Fort Hays State University’s annual “Kansas Speaks” public opinion survey will be issued in October 2023. According to the FHSU report, 67.2% of participants supported the recreational sale of marijuana to those aged 21 and older.

“Kansas has been surveyed repeatedly. The people of Kansas want recreational cannabis,” Graves stated. “What we need to do is educate people on where their elected officials stand.”


Byram, an attorney with a practice that serves people with disabilities, said she knew of families who relocated to other states where cannabis products could be legally obtained for their children or other loved ones suffering from epilepsy, seizure disorder, cancer, insomnia, Alzheimer’s, and other mental health issues.

Kansans should not have to uproot their families in order to receive critical medical care using cannabis products, she added.

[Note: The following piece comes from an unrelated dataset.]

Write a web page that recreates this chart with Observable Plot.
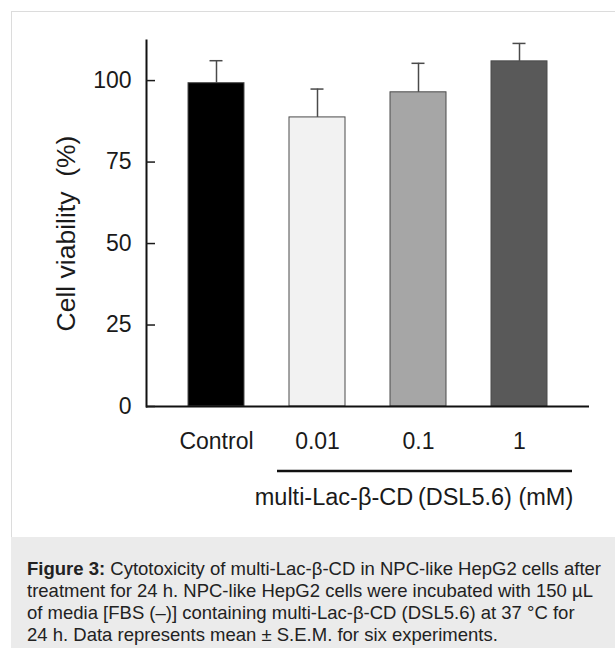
<!DOCTYPE html>
<html>
<head>
<meta charset="utf-8">
<script src="https://cdn.jsdelivr.net/npm/d3@7"></script>
<script src="https://cdn.jsdelivr.net/npm/@observablehq/plot@0.6"></script>
<style>
  html, body { margin: 0; padding: 0; background: #fff; width: 615px; height: 648px; overflow: hidden; }
  #box { position: absolute; left: 11px; top: 11px; width: 800px; height: 525px; border: 1.5px solid #dcdcdc; background: #fff; }
  #chart { position: absolute; left: 0; top: 0; }
  #caption { position: absolute; left: 11px; top: 537px; width: 800px; height: 140px; background: #ebebeb;
    font-family: "Liberation Sans", Arial, sans-serif; font-size: 18.5px; line-height: 22px; color: #222;
    box-sizing: border-box; padding: 21px 0 0 16px; white-space: nowrap; }
</style>
</head>
<body>
<div id="box"></div>
<div id="chart"></div>
<div id="caption"><b>Figure 3:</b> Cytotoxicity of multi-Lac-β-CD in NPC-like HepG2 cells after<br>treatment for 24 h. NPC-like HepG2 cells were incubated with 150 µL<br>of media [FBS (–)] containing multi-Lac-β-CD (DSL5.6) at 37 °C for<br>24 h. Data represents mean ± S.E.M. for six experiments.</div>
<script>
const categories = ["Control", "0.01", "0.1", "1"];
const viability = [99.2, 88.7, 96.4, 105.9];
const sem = [6.9, 8.7, 8.9, 5.5];
const yTicks = [0, 25, 50, 75, 100];
const yLabel = "Cell viability\u00a0 (%)";
const groupLabel = "multi-Lac-β-CD\u2009(DSL5.6) (mM)";
const groupFrom = "0.01";
const groupTo = "1";
const groupCenter = "0.1";

const barColors = ["#000000", "#f2f2f2", "#a6a6a6", "#595959"];
const data = categories.map((c, i) => ({cat: c, v: viability[i], e: sem[i], top: viability[i] + sem[i]}));

const chart = Plot.plot({
  width: 615,
  height: 530,
  marginTop: 40,
  marginBottom: 124,
  marginLeft: 146,
  marginRight: 26,
  style: {fontFamily: "'Liberation Sans', Arial, sans-serif", background: "transparent", color: "#1a1a1a"},
  x: {type: "band", domain: categories, paddingInner: 0.447, paddingOuter: 0.41, label: null},
  y: {domain: [0, 112.3], label: null},
  color: {domain: categories, range: barColors},
  marks: [
    Plot.barY(data, {x: "cat", y: "v", fill: "cat", stroke: "#4a4a4a", strokeWidth: 1}),
    Plot.ruleX(data, {x: "cat", y1: "v", y2: "top", stroke: "#4a4a4a", strokeWidth: 1.5}),
    Plot.tickY(data, {x: "cat", y: "top", stroke: "#4a4a4a", strokeWidth: 1.5, inset: 21.5}),
    Plot.frame({anchor: "left", stroke: "#111", strokeWidth: 2}),
    Plot.ruleY([0], {stroke: "#111", strokeWidth: 2}),
    Plot.axisY({ticks: yTicks, tickSize: -9, tickPadding: 24, fontSize: 23, strokeWidth: 1.5, label: null}),
    Plot.axisX({tickSize: 0, tickPadding: 26, fontSize: 23, label: null}),
    Plot.rect([{a: groupFrom, b: groupTo}], {x1: "a", x2: "b", y1: () => 0, y2: () => 0,
      insetLeft: -12, insetRight: -25, insetTop: -1.25, insetBottom: -1.25, dy: 65, fill: "#111"}),
    Plot.text([groupLabel], {x: () => groupCenter, frameAnchor: "bottom", lineAnchor: "middle", textAnchor: "middle",
      dy: 90.5, dx: -4.5, fontSize: 23.5, fill: "#1a1a1a"}),
    Plot.text([yLabel], {frameAnchor: "left", textAnchor: "middle", lineAnchor: "middle", rotate: -90,
      dx: -80, dy: 10, fontSize: 26.5, fill: "#1a1a1a"})
  ]
});
document.getElementById("chart").appendChild(chart);
</script>
</body>
</html>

She suggested that the state invest tax income from cannabis sales to reduce waiting lists for services that should be provided to Kansans participating in Medicaid. She also suggested that the state should bolster its agricultural sector by doing cannabis-related university research. “I’ve educated myself on the decriminalization and the benefits that come from that and I’m largely supportive of legalization for recreational use for that purpose,” Byram stated. “A lot of resources can be rerouted to other law enforcement efforts.”

Selders stated that the coalition was dedicated to legalizing recreational marijuana rather than starting with medicinal cannabis. During the 2024 legislative session, lawmakers considered a bill to create a highly controlled five-year trial program for medical marijuana sales. The bill was given a hearing in a Senate committee, however, it was quickly deferred until 2025.

“Our biggest mission is to make cannabis legalization up front and central this election cycle,” Selders stated.